**Charts and diagrams as code**
______________________________

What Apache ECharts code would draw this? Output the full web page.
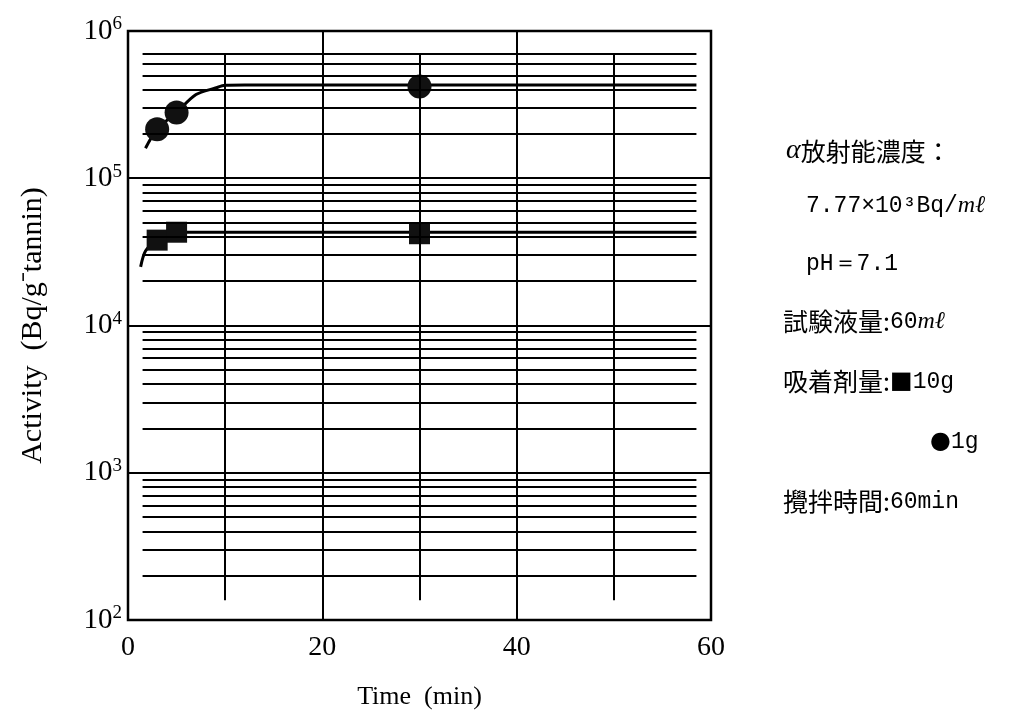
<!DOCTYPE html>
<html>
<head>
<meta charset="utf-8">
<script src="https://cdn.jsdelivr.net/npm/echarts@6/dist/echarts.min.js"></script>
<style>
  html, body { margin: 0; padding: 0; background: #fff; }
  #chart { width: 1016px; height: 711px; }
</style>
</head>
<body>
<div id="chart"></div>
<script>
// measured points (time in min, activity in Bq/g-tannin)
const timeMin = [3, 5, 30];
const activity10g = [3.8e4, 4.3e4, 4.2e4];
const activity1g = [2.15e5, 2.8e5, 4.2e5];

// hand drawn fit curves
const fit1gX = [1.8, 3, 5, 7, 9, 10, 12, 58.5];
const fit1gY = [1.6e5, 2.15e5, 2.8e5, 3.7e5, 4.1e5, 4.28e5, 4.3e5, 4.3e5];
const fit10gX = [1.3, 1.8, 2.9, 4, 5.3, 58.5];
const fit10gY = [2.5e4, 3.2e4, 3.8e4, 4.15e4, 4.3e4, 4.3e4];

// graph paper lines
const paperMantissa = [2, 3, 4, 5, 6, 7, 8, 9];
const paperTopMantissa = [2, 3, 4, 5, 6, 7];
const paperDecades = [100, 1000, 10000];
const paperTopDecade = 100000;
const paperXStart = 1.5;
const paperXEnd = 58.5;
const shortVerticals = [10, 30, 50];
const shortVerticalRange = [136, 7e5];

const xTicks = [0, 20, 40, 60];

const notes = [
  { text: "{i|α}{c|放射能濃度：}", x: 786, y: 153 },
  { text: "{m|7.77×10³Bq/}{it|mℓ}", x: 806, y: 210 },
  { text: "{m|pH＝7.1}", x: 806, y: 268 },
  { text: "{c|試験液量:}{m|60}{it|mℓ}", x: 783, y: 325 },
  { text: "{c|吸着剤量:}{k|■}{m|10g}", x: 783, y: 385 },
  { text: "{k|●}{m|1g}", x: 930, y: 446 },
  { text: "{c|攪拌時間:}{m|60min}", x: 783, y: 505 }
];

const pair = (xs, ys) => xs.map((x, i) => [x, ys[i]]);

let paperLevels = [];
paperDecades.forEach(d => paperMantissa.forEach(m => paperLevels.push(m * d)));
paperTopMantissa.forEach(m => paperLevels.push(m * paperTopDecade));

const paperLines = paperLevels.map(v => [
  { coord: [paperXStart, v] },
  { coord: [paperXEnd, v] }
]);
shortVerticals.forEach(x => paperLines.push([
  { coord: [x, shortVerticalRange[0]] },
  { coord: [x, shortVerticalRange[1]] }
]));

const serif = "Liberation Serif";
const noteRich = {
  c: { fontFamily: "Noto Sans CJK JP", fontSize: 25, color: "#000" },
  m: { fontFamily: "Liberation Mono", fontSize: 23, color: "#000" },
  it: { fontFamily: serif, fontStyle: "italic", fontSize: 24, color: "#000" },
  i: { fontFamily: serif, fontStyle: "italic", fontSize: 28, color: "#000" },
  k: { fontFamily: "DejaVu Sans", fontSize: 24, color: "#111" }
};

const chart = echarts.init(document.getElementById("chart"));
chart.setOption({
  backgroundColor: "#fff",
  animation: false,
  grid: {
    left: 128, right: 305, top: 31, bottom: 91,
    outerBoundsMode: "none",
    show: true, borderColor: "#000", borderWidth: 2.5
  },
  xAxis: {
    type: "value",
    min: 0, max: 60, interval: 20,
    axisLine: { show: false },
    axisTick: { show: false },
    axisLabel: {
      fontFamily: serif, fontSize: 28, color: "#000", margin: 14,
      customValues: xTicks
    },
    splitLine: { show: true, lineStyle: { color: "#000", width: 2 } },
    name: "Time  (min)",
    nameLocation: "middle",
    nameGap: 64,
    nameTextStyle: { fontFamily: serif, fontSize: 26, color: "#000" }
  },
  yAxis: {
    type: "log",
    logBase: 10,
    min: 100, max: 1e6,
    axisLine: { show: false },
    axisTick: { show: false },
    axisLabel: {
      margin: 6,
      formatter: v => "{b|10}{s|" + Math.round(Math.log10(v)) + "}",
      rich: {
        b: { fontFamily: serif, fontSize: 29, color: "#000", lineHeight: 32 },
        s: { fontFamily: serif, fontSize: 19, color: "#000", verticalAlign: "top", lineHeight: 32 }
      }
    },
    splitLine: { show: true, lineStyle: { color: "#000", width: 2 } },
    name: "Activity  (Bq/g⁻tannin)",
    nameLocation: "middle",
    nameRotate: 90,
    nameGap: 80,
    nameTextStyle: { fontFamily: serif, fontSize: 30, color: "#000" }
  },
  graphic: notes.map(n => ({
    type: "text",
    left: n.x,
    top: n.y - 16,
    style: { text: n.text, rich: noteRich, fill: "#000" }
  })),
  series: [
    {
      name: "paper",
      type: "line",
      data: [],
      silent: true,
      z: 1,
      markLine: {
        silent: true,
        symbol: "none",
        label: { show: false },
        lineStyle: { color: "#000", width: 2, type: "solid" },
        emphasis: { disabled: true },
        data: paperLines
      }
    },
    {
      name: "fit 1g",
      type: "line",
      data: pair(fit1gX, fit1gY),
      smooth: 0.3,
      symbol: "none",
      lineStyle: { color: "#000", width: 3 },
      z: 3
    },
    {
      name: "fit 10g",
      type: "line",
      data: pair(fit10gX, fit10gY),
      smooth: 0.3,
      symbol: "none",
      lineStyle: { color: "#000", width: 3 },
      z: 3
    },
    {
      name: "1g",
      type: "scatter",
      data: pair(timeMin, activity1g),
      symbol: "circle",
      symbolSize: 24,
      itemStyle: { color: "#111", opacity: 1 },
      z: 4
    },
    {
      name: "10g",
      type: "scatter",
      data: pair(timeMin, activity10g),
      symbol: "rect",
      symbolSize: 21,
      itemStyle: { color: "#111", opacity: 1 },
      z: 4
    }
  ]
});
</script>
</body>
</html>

______________________________

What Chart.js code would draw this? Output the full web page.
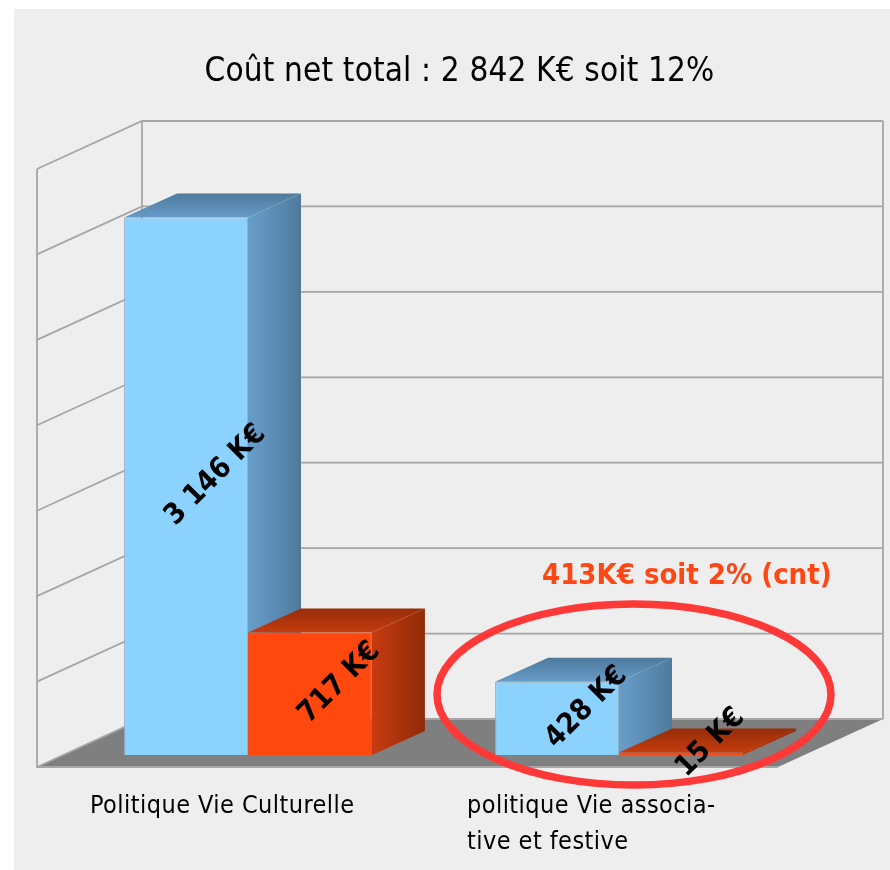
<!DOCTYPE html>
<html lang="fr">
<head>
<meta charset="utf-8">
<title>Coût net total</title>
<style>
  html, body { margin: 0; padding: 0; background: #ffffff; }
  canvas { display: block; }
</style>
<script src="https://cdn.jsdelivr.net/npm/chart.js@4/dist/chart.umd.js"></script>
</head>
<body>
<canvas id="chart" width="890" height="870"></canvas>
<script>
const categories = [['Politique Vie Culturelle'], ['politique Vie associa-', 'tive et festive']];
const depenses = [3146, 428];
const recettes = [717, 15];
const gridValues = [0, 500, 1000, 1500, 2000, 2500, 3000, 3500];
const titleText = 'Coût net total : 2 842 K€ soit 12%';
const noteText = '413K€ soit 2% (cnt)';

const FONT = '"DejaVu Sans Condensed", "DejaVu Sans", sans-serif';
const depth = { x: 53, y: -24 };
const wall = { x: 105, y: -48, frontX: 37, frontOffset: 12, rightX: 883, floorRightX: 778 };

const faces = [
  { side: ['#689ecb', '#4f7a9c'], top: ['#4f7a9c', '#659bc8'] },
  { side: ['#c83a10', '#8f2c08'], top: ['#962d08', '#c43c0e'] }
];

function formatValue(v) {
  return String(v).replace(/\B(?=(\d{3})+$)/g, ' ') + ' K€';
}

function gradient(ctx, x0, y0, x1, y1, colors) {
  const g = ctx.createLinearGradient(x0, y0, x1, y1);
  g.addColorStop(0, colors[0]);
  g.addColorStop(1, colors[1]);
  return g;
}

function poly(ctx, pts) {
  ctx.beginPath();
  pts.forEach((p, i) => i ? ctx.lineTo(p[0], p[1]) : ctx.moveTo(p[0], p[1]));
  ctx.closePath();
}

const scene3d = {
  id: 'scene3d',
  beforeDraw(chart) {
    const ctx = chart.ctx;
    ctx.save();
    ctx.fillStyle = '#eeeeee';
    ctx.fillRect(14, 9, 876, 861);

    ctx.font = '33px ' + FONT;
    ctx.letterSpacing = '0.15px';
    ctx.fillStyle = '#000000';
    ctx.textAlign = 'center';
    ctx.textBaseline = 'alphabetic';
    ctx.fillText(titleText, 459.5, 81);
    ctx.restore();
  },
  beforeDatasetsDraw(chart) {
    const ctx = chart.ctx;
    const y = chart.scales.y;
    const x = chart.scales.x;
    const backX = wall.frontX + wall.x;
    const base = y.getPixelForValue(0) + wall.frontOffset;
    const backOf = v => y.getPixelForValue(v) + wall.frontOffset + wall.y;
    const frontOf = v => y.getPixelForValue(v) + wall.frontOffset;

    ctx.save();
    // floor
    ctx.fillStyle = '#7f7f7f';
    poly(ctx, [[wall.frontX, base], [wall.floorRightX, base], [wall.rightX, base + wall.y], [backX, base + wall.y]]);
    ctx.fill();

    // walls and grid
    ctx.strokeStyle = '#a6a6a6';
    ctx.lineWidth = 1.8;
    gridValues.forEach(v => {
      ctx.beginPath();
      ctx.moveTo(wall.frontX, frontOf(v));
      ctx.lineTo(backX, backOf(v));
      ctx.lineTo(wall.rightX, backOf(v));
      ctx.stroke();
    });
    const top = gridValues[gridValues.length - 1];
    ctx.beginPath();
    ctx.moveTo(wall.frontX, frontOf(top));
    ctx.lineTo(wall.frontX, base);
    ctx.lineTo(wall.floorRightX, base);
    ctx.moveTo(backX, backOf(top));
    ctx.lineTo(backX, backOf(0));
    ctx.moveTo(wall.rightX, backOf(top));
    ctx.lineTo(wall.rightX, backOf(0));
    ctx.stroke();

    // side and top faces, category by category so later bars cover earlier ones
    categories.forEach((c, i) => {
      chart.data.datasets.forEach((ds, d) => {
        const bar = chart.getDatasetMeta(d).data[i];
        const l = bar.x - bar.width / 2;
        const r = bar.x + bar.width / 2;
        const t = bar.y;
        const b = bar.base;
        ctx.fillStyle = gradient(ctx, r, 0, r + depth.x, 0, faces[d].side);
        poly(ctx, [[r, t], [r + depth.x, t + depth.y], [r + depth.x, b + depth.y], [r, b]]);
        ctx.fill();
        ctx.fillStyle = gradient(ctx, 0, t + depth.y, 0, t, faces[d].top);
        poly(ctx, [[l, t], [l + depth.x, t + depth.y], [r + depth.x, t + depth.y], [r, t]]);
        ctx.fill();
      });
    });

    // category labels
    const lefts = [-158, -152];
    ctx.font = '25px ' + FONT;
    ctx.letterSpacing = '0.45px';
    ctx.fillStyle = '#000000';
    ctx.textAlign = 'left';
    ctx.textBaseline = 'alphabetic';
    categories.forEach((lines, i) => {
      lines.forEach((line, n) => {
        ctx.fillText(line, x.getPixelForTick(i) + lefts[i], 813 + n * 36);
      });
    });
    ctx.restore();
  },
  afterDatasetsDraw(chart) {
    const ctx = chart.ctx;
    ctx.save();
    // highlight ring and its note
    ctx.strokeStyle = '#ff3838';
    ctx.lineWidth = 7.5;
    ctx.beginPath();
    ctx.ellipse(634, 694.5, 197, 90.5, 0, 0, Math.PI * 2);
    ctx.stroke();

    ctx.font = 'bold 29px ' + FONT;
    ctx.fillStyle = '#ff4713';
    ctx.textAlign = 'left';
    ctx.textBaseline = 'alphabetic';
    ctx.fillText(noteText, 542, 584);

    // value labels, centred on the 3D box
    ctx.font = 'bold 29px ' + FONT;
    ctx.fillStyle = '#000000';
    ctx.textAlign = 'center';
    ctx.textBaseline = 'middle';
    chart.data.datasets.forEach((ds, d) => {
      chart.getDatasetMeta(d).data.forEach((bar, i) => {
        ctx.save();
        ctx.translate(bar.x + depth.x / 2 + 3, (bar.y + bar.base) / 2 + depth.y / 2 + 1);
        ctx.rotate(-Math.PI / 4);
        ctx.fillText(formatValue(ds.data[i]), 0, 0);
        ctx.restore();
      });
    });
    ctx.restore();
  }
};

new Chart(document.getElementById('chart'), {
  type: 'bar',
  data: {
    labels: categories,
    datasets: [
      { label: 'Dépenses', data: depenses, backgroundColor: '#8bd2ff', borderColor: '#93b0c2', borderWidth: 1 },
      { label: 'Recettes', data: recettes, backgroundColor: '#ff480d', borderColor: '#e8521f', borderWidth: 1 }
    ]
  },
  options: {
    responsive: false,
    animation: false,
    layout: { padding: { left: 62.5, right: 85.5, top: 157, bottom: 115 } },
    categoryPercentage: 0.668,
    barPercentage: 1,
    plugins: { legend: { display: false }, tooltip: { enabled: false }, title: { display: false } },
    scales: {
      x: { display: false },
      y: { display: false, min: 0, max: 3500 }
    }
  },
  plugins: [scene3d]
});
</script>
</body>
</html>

______________________________

**WHAT TO DO**
Without the pictures, give again exactly the lines above starting at the line containing "What Apache ECharts" and ending at the line containing "const xTicks = [0, 20, 40, 60];".

**CORRECT RESPONSE**
What Apache ECharts code would draw this? Output the full web page.
<!DOCTYPE html>
<html>
<head>
<meta charset="utf-8">
<script src="https://cdn.jsdelivr.net/npm/echarts@6/dist/echarts.min.js"></script>
<style>
  html, body { margin: 0; padding: 0; background: #fff; }
  #chart { width: 1016px; height: 711px; }
</style>
</head>
<body>
<div id="chart"></div>
<script>
// measured points (time in min, activity in Bq/g-tannin)
const timeMin = [3, 5, 30];
const activity10g = [3.8e4, 4.3e4, 4.2e4];
const activity1g = [2.15e5, 2.8e5, 4.2e5];

// hand drawn fit curves
const fit1gX = [1.8, 3, 5, 7, 9, 10, 12, 58.5];
const fit1gY = [1.6e5, 2.15e5, 2.8e5, 3.7e5, 4.1e5, 4.28e5, 4.3e5, 4.3e5];
const fit10gX = [1.3, 1.8, 2.9, 4, 5.3, 58.5];
const fit10gY = [2.5e4, 3.2e4, 3.8e4, 4.15e4, 4.3e4, 4.3e4];

// graph paper lines
const paperMantissa = [2, 3, 4, 5, 6, 7, 8, 9];
const paperTopMantissa = [2, 3, 4, 5, 6, 7];
const paperDecades = [100, 1000, 10000];
const paperTopDecade = 100000;
const paperXStart = 1.5;
const paperXEnd = 58.5;
const shortVerticals = [10, 30, 50];
const shortVerticalRange = [136, 7e5];

const xTicks = [0, 20, 40, 60];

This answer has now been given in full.